**MATERIAL FOR THIS TASK**
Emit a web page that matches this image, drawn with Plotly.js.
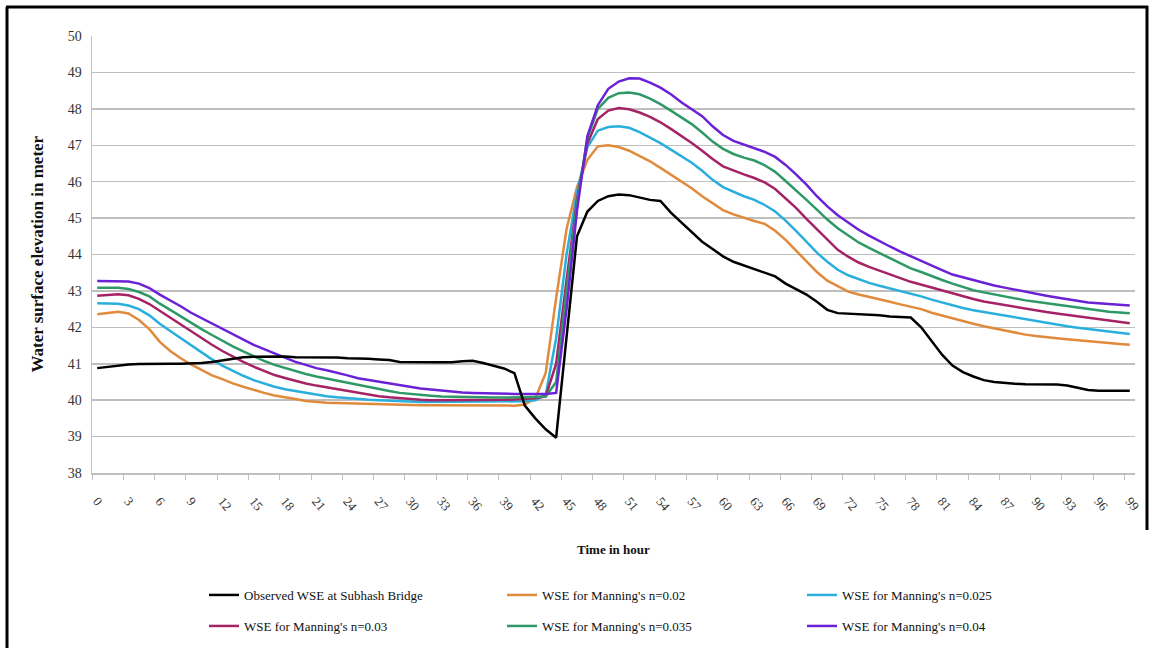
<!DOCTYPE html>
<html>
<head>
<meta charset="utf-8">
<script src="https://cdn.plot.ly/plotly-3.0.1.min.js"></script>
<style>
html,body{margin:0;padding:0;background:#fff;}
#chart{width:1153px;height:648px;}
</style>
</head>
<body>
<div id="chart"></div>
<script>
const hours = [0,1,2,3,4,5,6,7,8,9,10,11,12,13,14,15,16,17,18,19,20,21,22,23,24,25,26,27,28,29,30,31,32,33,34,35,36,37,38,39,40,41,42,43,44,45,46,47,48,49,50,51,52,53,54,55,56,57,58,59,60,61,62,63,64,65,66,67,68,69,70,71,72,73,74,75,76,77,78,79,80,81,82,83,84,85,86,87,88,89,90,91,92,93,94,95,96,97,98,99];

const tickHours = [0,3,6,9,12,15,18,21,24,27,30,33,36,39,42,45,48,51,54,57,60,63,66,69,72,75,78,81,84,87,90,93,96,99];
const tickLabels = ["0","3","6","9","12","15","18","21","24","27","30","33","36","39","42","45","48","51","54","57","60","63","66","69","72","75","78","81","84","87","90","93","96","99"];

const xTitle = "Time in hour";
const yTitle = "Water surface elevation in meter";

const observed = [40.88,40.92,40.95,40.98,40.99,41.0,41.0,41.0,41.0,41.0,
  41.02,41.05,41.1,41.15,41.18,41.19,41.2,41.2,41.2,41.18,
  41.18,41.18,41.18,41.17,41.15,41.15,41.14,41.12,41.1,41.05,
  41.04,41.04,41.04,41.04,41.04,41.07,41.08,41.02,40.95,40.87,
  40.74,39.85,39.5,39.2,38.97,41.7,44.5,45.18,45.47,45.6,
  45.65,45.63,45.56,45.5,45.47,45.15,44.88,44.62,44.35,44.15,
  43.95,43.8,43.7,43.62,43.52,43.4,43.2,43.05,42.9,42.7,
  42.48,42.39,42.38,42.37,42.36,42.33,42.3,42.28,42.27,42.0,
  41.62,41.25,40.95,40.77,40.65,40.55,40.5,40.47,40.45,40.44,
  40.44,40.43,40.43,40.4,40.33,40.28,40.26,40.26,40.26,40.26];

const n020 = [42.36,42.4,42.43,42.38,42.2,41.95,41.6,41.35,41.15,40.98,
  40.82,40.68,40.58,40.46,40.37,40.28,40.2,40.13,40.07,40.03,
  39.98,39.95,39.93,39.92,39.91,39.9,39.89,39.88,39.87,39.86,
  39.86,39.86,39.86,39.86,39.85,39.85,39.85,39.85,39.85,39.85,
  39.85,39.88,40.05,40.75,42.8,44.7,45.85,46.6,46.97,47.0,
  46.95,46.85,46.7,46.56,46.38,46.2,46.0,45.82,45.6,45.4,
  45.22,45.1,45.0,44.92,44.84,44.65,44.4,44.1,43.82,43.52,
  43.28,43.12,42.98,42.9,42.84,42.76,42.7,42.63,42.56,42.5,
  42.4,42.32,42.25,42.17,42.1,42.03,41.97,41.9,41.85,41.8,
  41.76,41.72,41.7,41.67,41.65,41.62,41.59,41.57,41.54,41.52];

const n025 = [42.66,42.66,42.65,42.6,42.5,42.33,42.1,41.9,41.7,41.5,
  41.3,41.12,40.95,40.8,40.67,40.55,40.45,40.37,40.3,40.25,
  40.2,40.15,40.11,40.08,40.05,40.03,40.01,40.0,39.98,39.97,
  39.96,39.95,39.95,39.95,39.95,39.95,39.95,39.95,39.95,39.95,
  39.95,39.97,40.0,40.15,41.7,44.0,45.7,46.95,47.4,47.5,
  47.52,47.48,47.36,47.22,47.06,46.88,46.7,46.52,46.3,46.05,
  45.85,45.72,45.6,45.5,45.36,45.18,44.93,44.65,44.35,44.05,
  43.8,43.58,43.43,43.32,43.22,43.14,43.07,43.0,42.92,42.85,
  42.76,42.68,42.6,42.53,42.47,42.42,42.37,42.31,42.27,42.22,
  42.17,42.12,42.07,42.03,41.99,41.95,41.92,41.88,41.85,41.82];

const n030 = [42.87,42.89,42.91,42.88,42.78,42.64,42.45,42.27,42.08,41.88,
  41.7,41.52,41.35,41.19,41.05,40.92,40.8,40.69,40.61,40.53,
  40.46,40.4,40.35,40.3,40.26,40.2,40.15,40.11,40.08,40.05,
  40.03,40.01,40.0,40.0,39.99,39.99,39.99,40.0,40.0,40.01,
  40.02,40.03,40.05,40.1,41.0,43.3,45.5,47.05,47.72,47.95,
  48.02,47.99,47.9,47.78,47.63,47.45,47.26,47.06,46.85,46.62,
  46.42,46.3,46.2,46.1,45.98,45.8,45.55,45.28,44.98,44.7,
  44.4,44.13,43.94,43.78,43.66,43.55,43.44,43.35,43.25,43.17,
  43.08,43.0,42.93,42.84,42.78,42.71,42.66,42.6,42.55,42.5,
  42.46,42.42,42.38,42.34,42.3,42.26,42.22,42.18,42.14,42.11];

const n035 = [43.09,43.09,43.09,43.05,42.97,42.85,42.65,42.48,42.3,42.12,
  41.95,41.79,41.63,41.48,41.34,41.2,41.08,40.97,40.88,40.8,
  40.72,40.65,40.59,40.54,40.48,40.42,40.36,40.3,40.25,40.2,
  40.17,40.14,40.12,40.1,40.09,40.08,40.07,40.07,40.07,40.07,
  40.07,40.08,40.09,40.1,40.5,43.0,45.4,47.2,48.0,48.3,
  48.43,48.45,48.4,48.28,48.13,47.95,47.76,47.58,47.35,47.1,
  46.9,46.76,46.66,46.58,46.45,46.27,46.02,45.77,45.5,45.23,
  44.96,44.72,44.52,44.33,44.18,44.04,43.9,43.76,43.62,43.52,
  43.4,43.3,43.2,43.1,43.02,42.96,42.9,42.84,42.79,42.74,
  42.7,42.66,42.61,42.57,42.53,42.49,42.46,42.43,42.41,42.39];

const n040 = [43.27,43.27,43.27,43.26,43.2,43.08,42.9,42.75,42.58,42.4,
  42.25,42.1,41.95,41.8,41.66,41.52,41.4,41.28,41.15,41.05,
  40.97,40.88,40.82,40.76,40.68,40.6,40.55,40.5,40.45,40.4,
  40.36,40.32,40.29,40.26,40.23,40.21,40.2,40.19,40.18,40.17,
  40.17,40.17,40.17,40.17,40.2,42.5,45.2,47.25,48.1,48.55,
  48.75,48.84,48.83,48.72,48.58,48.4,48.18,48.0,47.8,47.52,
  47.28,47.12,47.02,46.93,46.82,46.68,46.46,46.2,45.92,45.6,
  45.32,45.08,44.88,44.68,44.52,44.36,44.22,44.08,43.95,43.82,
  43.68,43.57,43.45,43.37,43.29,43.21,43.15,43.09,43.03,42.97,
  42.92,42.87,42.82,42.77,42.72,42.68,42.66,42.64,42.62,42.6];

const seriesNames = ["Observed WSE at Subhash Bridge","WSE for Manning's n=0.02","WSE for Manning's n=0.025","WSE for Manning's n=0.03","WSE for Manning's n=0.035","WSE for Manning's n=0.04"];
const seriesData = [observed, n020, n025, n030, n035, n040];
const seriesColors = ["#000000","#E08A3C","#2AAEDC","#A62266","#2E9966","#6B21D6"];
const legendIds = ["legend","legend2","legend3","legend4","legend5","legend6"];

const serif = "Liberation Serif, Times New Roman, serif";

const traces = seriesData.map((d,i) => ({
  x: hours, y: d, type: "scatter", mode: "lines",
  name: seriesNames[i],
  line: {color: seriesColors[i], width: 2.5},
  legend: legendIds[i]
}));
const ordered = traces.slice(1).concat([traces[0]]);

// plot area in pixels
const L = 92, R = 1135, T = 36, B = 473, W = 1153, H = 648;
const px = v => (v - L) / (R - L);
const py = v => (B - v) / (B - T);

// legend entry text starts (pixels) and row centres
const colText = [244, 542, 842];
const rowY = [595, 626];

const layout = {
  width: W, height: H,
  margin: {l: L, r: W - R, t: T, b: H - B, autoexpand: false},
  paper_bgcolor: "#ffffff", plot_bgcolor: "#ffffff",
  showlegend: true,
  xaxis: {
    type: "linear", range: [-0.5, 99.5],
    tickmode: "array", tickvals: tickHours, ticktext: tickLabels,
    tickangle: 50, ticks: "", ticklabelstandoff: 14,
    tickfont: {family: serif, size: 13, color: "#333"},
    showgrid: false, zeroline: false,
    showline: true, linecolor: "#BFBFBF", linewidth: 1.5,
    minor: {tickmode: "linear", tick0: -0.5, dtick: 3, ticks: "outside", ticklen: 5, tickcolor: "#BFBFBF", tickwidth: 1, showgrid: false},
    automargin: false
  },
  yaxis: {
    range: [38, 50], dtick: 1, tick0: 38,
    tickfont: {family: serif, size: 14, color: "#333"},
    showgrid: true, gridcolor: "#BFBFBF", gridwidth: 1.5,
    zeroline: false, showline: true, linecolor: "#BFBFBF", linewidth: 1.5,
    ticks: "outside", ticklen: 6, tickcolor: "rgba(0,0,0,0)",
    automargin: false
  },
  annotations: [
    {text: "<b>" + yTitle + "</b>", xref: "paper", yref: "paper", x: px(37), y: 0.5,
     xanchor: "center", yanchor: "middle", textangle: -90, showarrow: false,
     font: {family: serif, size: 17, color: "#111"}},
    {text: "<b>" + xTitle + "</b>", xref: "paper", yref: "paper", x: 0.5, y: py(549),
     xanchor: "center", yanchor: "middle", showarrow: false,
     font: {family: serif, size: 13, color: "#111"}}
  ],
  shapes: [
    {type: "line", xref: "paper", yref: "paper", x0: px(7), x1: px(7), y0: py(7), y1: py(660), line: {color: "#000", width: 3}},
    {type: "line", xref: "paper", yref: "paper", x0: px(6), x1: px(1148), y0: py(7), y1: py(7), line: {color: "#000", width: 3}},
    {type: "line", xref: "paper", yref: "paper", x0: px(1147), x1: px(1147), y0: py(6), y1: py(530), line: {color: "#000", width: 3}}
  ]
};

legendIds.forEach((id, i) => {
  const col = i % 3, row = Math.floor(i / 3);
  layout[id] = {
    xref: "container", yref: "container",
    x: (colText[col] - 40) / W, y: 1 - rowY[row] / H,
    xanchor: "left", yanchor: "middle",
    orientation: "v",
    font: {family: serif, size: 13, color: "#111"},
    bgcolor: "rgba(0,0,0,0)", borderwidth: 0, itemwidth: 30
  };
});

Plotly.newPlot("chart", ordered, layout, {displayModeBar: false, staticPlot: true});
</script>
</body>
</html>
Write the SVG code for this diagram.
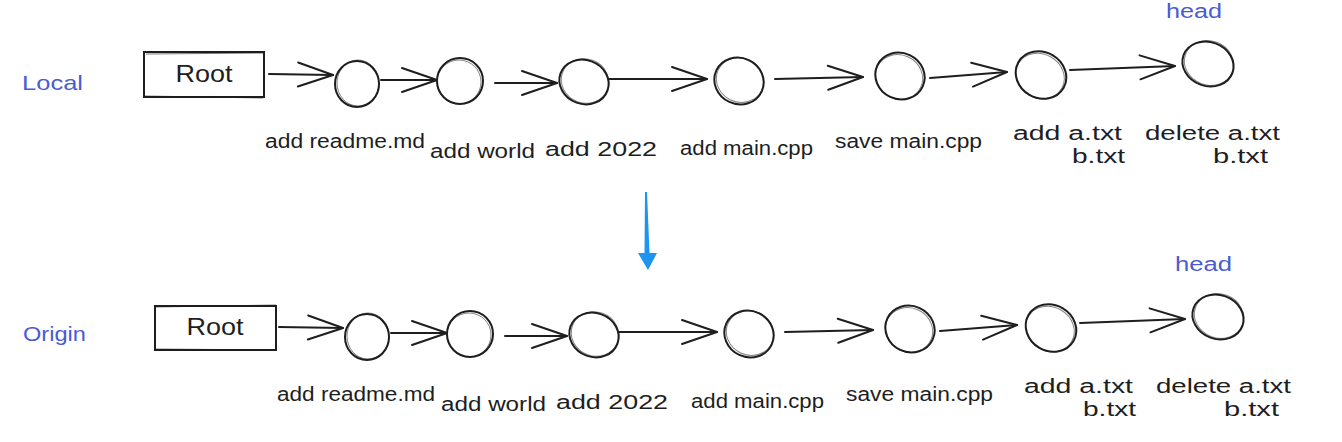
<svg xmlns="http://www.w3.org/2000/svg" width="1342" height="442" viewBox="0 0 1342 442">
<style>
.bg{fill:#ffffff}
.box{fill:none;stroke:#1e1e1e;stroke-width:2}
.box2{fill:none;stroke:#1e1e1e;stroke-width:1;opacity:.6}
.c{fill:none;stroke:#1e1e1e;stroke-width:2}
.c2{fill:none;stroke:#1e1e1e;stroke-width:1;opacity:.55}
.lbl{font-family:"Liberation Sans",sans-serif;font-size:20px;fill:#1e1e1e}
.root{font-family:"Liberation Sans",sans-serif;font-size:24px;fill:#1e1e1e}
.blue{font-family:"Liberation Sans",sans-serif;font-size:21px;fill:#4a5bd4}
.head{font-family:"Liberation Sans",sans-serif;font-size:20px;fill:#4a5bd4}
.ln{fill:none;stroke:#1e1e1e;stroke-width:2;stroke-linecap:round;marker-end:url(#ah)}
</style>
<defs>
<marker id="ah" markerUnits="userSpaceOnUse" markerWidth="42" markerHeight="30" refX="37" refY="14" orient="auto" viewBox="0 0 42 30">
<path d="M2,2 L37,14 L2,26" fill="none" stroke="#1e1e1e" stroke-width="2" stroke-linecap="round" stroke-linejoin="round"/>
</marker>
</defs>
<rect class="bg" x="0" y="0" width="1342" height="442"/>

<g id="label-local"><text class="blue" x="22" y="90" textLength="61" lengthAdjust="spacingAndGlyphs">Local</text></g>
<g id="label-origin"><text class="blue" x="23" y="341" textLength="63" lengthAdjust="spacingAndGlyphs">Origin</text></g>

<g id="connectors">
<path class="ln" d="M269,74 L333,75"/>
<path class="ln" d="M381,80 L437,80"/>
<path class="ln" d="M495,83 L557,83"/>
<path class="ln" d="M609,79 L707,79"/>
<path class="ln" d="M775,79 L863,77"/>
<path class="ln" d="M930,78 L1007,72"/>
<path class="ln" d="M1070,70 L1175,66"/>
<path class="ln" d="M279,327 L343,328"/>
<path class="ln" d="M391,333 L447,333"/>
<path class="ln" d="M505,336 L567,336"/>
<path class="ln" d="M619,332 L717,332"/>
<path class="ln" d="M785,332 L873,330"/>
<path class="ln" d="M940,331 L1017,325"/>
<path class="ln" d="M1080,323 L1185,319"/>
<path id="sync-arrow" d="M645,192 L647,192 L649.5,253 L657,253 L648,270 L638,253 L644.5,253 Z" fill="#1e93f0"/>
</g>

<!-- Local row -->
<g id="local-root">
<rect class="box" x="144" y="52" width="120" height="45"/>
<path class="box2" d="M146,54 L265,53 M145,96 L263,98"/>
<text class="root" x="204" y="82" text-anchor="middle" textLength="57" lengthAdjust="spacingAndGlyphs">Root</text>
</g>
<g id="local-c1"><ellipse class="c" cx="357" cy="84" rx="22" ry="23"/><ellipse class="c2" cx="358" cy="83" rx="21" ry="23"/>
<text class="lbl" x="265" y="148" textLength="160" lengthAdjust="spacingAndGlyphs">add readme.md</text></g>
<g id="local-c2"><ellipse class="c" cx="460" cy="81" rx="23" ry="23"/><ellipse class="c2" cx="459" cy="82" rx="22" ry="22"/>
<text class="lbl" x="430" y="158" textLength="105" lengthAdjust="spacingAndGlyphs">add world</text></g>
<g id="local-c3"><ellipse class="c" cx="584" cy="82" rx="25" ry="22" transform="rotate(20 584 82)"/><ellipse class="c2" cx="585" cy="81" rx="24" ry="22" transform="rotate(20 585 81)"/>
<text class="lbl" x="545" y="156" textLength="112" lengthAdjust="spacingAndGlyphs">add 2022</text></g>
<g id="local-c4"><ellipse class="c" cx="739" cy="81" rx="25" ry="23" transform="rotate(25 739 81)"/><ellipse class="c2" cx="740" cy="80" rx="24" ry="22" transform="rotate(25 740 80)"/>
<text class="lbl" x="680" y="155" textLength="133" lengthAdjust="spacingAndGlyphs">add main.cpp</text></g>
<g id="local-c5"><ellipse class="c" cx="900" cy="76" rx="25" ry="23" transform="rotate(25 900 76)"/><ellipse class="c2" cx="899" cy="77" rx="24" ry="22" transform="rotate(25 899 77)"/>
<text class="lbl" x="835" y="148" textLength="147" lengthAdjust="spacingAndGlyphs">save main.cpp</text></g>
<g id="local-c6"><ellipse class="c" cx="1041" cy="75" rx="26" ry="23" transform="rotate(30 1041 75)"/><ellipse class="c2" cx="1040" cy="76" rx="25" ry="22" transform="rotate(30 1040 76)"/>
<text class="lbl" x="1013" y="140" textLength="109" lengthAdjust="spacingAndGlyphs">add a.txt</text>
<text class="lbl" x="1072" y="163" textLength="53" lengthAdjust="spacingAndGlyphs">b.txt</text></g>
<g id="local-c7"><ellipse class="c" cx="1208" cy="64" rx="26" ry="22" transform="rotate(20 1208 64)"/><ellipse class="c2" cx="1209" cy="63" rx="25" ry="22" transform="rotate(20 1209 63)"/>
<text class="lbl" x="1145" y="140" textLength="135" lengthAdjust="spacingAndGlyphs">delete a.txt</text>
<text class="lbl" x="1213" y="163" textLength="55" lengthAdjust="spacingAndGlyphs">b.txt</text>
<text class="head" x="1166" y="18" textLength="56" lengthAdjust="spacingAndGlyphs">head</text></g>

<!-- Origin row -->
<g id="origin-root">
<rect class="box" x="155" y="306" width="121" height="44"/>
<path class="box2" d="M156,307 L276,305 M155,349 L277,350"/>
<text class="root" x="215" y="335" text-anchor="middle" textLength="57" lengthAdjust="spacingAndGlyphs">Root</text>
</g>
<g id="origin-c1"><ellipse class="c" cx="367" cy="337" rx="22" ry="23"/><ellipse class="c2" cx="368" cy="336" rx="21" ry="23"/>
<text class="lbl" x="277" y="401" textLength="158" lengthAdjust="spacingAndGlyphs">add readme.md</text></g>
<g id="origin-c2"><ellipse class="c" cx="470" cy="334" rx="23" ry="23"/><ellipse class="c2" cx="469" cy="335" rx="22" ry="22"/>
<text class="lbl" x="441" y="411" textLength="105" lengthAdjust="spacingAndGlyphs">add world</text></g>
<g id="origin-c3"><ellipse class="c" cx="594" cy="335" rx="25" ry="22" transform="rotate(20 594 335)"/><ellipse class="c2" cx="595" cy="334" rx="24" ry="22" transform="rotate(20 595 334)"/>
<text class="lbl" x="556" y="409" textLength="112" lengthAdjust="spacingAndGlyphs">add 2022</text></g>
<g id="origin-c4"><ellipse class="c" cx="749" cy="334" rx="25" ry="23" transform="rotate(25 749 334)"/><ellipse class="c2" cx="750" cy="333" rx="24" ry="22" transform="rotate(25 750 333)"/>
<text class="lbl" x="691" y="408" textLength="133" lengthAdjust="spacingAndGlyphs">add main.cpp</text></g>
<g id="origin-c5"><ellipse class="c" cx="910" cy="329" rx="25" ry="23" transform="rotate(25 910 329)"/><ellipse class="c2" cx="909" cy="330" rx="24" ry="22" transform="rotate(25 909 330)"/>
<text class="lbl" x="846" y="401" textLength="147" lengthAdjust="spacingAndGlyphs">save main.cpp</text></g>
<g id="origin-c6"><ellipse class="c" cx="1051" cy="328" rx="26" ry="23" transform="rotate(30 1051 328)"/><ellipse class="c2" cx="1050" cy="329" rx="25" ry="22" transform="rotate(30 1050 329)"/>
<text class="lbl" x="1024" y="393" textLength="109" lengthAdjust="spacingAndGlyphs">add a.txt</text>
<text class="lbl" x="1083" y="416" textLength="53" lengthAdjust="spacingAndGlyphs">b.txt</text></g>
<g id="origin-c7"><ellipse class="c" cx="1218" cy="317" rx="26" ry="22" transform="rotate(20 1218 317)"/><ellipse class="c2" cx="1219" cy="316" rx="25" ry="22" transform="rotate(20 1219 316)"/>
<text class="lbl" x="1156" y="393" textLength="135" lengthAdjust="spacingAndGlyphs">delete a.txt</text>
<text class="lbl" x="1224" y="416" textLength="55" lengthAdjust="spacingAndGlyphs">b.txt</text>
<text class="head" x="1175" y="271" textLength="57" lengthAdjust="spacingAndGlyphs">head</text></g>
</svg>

**EXERCISE DESCRIPTION**
Stop after the line containing "40.44,40.43,40.43,40.4,40.33,40.28,40.26,40.26,40.26,40.26];": copy the records exactly from the first line up to there, leaving pictures out.

**EXPECTED ANSWER**
Emit a web page that matches this image, drawn with Plotly.js.
<!DOCTYPE html>
<html>
<head>
<meta charset="utf-8">
<script src="https://cdn.plot.ly/plotly-3.0.1.min.js"></script>
<style>
html,body{margin:0;padding:0;background:#fff;}
#chart{width:1153px;height:648px;}
</style>
</head>
<body>
<div id="chart"></div>
<script>
const hours = [0,1,2,3,4,5,6,7,8,9,10,11,12,13,14,15,16,17,18,19,20,21,22,23,24,25,26,27,28,29,30,31,32,33,34,35,36,37,38,39,40,41,42,43,44,45,46,47,48,49,50,51,52,53,54,55,56,57,58,59,60,61,62,63,64,65,66,67,68,69,70,71,72,73,74,75,76,77,78,79,80,81,82,83,84,85,86,87,88,89,90,91,92,93,94,95,96,97,98,99];

const tickHours = [0,3,6,9,12,15,18,21,24,27,30,33,36,39,42,45,48,51,54,57,60,63,66,69,72,75,78,81,84,87,90,93,96,99];
const tickLabels = ["0","3","6","9","12","15","18","21","24","27","30","33","36","39","42","45","48","51","54","57","60","63","66","69","72","75","78","81","84","87","90","93","96","99"];

const xTitle = "Time in hour";
const yTitle = "Water surface elevation in meter";

const observed = [40.88,40.92,40.95,40.98,40.99,41.0,41.0,41.0,41.0,41.0,
  41.02,41.05,41.1,41.15,41.18,41.19,41.2,41.2,41.2,41.18,
  41.18,41.18,41.18,41.17,41.15,41.15,41.14,41.12,41.1,41.05,
  41.04,41.04,41.04,41.04,41.04,41.07,41.08,41.02,40.95,40.87,
  40.74,39.85,39.5,39.2,38.97,41.7,44.5,45.18,45.47,45.6,
  45.65,45.63,45.56,45.5,45.47,45.15,44.88,44.62,44.35,44.15,
  43.95,43.8,43.7,43.62,43.52,43.4,43.2,43.05,42.9,42.7,
  42.48,42.39,42.38,42.37,42.36,42.33,42.3,42.28,42.27,42.0,
  41.62,41.25,40.95,40.77,40.65,40.55,40.5,40.47,40.45,40.44,
  40.44,40.43,40.43,40.4,40.33,40.28,40.26,40.26,40.26,40.26];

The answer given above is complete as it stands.